AB is really good at portraying the majesty and mystery of nature, which is seemingly largely drawn from his own experiences. The endnotes of this collection surprised me by how closely related these stories all were to experiences he himself had, just with the weirdness turned up. You can tell that he felt there was something magical in the world—something known to the ancients but now largely hidden out of sight—and he shares his vision of that through his stories.
Sand, in particular, I found very touching. It made me want to go to Egypt, to see the endless desert stretch away before me and to feel the weight of ages. But that itself brought about a sad realisation: the magical Egypt of AB’s 1912 visit is almost certainly gone. With the modernisation of Egypt itself, and the hordes of tourists who now descend upon it, an age of mystery and wonder has ended.
The Halls of Arden Vul
This week my players made a plan before the session. This is great. I love talking about the game (it’s so fun), and I love plans (I can focus my prep).
They didn’t actually follow the plan once the session started, but I suppose you can’t have everything. But they did find a few fun things: they managed to pick the lock of a big door which had defeated them previously, gaining access to a new region of the main dungeon level they’re exploring (and also unleashing a dust monster in the process, we’ll see what comes of that); they decoded one of my clues leading to a connection with a different level; and they found a very significant item (though they don’t know it yet) which ties in with some of the hidden deep lore of the setting.
In less good news, our VTT of choice, Owlbear Rodeo was pretty laggy today. I’ve heard that it can strugle with big drawn maps, but I didn’t think we’d reached that point yet. Hopefully it was just a temporary issue today, and not a sign that we’ll need to switch to another tool.
I was seized by inspiration to make some improvements to my DNS nameserver this weekend:
- Making a simplifying assumption in the main resolver (#261)
- Fixing an issue with negative responses (#262, #263)
- Adding basic IPv6 support (#264, #265, #266)
- And making the upstream DNS port configurable (#267)

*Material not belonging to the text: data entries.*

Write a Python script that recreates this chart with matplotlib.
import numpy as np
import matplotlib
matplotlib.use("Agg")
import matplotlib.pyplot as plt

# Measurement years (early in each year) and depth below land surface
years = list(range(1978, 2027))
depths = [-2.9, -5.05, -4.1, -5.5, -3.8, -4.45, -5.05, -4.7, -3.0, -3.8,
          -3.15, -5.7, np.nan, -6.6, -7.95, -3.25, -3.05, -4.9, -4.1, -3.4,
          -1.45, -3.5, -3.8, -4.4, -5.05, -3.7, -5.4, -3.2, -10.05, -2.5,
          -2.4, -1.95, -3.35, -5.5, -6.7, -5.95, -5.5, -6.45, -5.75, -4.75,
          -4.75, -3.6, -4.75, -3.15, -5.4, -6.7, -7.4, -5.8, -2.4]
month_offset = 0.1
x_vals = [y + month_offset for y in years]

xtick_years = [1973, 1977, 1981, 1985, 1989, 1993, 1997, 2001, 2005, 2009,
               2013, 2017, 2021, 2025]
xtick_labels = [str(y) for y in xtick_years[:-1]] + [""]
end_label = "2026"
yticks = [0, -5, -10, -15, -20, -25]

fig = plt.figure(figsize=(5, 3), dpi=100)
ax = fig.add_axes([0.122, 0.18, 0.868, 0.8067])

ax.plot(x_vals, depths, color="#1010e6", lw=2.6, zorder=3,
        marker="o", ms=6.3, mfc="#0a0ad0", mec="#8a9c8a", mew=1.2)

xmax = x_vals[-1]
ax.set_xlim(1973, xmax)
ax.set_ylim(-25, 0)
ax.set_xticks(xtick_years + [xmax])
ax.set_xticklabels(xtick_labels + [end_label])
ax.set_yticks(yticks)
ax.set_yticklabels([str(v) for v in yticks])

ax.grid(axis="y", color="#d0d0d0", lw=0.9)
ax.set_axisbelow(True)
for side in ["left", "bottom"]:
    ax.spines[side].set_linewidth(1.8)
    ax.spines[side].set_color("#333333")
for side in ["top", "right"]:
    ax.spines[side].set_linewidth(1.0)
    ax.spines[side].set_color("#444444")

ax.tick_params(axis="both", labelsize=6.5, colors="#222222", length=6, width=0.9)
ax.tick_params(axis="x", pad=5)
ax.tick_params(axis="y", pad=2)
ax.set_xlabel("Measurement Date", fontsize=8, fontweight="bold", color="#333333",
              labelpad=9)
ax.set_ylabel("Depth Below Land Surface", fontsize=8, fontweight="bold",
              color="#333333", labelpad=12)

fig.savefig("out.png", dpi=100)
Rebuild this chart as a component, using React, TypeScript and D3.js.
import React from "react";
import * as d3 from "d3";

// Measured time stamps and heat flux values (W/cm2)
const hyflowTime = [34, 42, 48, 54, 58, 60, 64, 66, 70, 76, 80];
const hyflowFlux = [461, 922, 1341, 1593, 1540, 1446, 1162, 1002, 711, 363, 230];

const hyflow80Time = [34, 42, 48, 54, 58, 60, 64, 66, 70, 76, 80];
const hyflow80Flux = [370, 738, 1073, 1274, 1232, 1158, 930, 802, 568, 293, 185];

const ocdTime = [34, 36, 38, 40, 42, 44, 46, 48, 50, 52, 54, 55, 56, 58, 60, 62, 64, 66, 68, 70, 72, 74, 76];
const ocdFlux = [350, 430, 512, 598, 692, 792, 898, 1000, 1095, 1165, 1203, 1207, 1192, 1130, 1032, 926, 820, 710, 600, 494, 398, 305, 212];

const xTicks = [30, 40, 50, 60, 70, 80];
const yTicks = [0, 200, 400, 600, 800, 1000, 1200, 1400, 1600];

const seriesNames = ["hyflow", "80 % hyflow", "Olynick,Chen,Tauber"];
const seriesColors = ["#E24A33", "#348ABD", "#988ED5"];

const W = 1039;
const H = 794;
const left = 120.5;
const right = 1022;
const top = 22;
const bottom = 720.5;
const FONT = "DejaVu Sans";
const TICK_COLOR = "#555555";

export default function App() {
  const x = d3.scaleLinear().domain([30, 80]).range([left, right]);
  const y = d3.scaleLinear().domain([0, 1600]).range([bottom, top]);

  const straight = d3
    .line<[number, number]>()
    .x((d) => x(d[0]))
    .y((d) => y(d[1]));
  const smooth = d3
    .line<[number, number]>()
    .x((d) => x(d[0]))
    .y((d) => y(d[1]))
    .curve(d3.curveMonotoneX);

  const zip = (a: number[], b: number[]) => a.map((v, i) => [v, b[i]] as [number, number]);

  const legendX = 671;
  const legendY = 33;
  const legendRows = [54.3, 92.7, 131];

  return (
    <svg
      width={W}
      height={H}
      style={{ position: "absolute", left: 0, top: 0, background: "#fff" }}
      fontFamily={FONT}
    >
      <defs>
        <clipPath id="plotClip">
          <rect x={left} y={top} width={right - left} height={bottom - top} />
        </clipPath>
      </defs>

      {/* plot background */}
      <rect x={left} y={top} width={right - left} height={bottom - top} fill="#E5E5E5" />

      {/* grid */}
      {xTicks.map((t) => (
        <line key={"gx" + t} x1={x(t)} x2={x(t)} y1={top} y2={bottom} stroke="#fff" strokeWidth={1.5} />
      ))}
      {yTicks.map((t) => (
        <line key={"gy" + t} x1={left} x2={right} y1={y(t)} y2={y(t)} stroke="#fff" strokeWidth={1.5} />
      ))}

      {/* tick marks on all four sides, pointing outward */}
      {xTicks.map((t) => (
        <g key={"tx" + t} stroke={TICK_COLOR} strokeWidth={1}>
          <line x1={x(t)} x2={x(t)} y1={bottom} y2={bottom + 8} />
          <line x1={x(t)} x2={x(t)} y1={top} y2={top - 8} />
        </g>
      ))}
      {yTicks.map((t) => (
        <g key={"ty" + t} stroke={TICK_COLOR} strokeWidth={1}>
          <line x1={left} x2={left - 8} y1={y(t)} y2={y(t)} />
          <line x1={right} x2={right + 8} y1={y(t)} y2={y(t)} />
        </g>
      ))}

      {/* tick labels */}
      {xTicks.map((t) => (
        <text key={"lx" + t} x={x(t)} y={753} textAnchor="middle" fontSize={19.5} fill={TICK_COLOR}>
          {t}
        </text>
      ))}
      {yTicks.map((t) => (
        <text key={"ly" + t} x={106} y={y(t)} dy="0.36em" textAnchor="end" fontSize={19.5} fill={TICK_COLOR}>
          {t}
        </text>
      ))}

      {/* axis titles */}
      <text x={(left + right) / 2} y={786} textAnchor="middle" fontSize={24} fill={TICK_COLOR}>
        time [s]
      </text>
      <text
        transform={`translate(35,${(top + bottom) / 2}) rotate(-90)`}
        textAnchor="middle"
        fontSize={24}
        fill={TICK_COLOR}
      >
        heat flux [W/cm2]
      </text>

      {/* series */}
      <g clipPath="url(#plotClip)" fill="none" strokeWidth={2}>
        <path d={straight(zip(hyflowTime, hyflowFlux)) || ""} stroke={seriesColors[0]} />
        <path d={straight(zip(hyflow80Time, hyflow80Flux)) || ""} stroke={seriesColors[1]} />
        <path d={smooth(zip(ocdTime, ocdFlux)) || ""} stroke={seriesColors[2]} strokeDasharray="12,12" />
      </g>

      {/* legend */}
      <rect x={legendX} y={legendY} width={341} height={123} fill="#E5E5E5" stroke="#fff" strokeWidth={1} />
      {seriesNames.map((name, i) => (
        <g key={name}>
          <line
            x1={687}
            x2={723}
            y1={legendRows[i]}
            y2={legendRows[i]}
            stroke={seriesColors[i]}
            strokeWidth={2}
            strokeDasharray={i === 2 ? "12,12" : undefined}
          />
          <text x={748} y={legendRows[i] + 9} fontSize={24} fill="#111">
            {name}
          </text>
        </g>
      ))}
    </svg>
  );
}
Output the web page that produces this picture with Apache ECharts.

The combination of #264, #265, and #267 make it possible to implement integration tests on a single host. I could run a mock nameserver on, say, port 5354, and resolved on port 5353 configured to talk to it. Then I just need to hard-code responses to all the queries my mock nameserver may get, then use
dig or something to query resolved and check the responses are correct. I haven’t written any integration tests yet, but I think it would be a valuable exercise.